** begin Information provided **

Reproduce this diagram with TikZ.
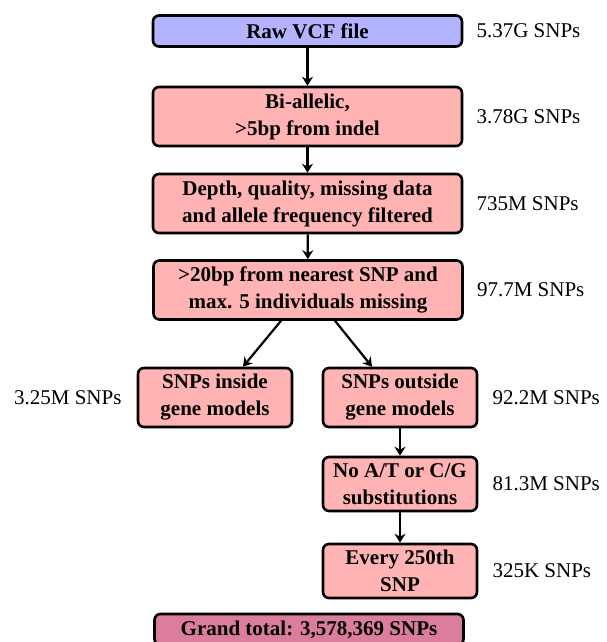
\documentclass[tikz,border=0pt]{standalone}
\usepackage{fontspec}
\setmainfont{Liberation Serif}
\usetikzlibrary{arrows.meta}
\definecolor{RawBlue}{HTML}{B3B3FF}
\definecolor{FilterPink}{HTML}{FFB3B3}
\definecolor{TotalRose}{HTML}{DB7E9C}

\tikzset{
  stepbox/.style={draw, line width=2.6pt, rounded corners=6pt, fill=FilterPink,
    align=center, inner sep=0pt, font=\fontsize{21}{27}\selectfont\bfseries},
  widebox/.style={stepbox, minimum width=309pt, minimum height=59pt},
  smallbox/.style={stepbox, minimum width=154pt, minimum height=59pt},
  snpcount/.style={inner sep=0pt, font=\fontsize{21}{27}\selectfont},
  flow/.style={-{Stealth[length=9pt,width=11pt,inset=3pt]}, line width=2.2pt},
}

\begin{document}
\begin{tikzpicture}[x=1pt, y=-1pt]
  \useasboundingbox (0,0) rectangle (606,642);

  % Main filtering chain
  \node[widebox, fill=RawBlue, minimum height=31pt] (raw) at (307.5,31) {Raw VCF file};
  \node[widebox] (biallelic) at (307.5,116.5) {Bi-allelic,\\>5bp from indel};
  \node[widebox] (quality) at (307.5,203.5) {Depth, quality, missing data\\and allele frequency filtered};
  \node[widebox] (spacing) at (308,290) {>20bp from nearest SNP and\\max. 5 individuals missing};

  % Split by gene models
  \node[smallbox] (inside) at (215,397.5) {SNPs inside\\gene models};
  \node[smallbox] (outside) at (400,397.5) {SNPs outside\\gene models};
  \node[smallbox, minimum height=54pt] (noat) at (400,484) {No A/T or C/G\\substitutions};
  \node[smallbox, minimum height=54pt] (thinned) at (400,571) {Every 250th\\SNP};

  \node[widebox, fill=TotalRose, minimum height=31pt] (total) at (309,629.5) {Grand total: 3,578,369 SNPs};

  % Counts beside each step
  \node[snpcount, anchor=west] (nraw) at ([xshift=13pt]raw.east) {5.37G SNPs};
  \node[snpcount, anchor=west] (nbiallelic) at ([xshift=13pt]biallelic.east) {3.78G SNPs};
  \node[snpcount, anchor=west] (nquality) at ([xshift=13pt]quality.east) {735M SNPs};
  \node[snpcount, anchor=west] (nspacing) at ([xshift=13pt]spacing.east) {97.7M SNPs};
  \node[snpcount, anchor=east] (ninside) at ([xshift=-15pt]inside.west) {3.25M SNPs};
  \node[snpcount, anchor=west] (noutside) at ([xshift=14pt]outside.east) {92.2M SNPs};
  \node[snpcount, anchor=west] (nnoat) at ([xshift=14pt]noat.east) {81.3M SNPs};
  \node[snpcount, anchor=west] (nthinned) at ([xshift=14pt]thinned.east) {325K SNPs};

  % Arrows
  \draw[flow] (raw) -- (biallelic);
  \draw[flow] (biallelic) -- (quality);
  \draw[flow] (quality) -- (spacing);
  \draw[flow] ([xshift=-27pt]spacing.south) -- ([xshift=28pt]inside.north);
  \draw[flow] ([xshift=27pt]spacing.south) -- ([xshift=-28pt]outside.north);
  \draw[flow] (outside) -- (noat);
  \draw[flow] (noat) -- (thinned);
\end{tikzpicture}
\end{document}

** end Information provided **

Work to be completed: Reproduce all of the material exactly, apart from the pictures.

Exercise solution:
Reproduce this diagram with TikZ.
\documentclass[tikz,border=0pt]{standalone}
\usepackage{fontspec}
\setmainfont{Liberation Serif}
\usetikzlibrary{arrows.meta}
\definecolor{RawBlue}{HTML}{B3B3FF}
\definecolor{FilterPink}{HTML}{FFB3B3}
\definecolor{TotalRose}{HTML}{DB7E9C}

\tikzset{
  stepbox/.style={draw, line width=2.6pt, rounded corners=6pt, fill=FilterPink,
    align=center, inner sep=0pt, font=\fontsize{21}{27}\selectfont\bfseries},
  widebox/.style={stepbox, minimum width=309pt, minimum height=59pt},
  smallbox/.style={stepbox, minimum width=154pt, minimum height=59pt},
  snpcount/.style={inner sep=0pt, font=\fontsize{21}{27}\selectfont},
  flow/.style={-{Stealth[length=9pt,width=11pt,inset=3pt]}, line width=2.2pt},
}

\begin{document}
\begin{tikzpicture}[x=1pt, y=-1pt]
  \useasboundingbox (0,0) rectangle (606,642);

  % Main filtering chain
  \node[widebox, fill=RawBlue, minimum height=31pt] (raw) at (307.5,31) {Raw VCF file};
  \node[widebox] (biallelic) at (307.5,116.5) {Bi-allelic,\\>5bp from indel};
  \node[widebox] (quality) at (307.5,203.5) {Depth, quality, missing data\\and allele frequency filtered};
  \node[widebox] (spacing) at (308,290) {>20bp from nearest SNP and\\max. 5 individuals missing};

  % Split by gene models
  \node[smallbox] (inside) at (215,397.5) {SNPs inside\\gene models};
  \node[smallbox] (outside) at (400,397.5) {SNPs outside\\gene models};
  \node[smallbox, minimum height=54pt] (noat) at (400,484) {No A/T or C/G\\substitutions};
  \node[smallbox, minimum height=54pt] (thinned) at (400,571) {Every 250th\\SNP};

  \node[widebox, fill=TotalRose, minimum height=31pt] (total) at (309,629.5) {Grand total: 3,578,369 SNPs};

  % Counts beside each step
  \node[snpcount, anchor=west] (nraw) at ([xshift=13pt]raw.east) {5.37G SNPs};
  \node[snpcount, anchor=west] (nbiallelic) at ([xshift=13pt]biallelic.east) {3.78G SNPs};
  \node[snpcount, anchor=west] (nquality) at ([xshift=13pt]quality.east) {735M SNPs};
  \node[snpcount, anchor=west] (nspacing) at ([xshift=13pt]spacing.east) {97.7M SNPs};
  \node[snpcount, anchor=east] (ninside) at ([xshift=-15pt]inside.west) {3.25M SNPs};
  \node[snpcount, anchor=west] (noutside) at ([xshift=14pt]outside.east) {92.2M SNPs};
  \node[snpcount, anchor=west] (nnoat) at ([xshift=14pt]noat.east) {81.3M SNPs};
  \node[snpcount, anchor=west] (nthinned) at ([xshift=14pt]thinned.east) {325K SNPs};

  % Arrows
  \draw[flow] (raw) -- (biallelic);
  \draw[flow] (biallelic) -- (quality);
  \draw[flow] (quality) -- (spacing);
  \draw[flow] ([xshift=-27pt]spacing.south) -- ([xshift=28pt]inside.north);
  \draw[flow] ([xshift=27pt]spacing.south) -- ([xshift=-28pt]outside.north);
  \draw[flow] (outside) -- (noat);
  \draw[flow] (noat) -- (thinned);
\end{tikzpicture}
\end{document}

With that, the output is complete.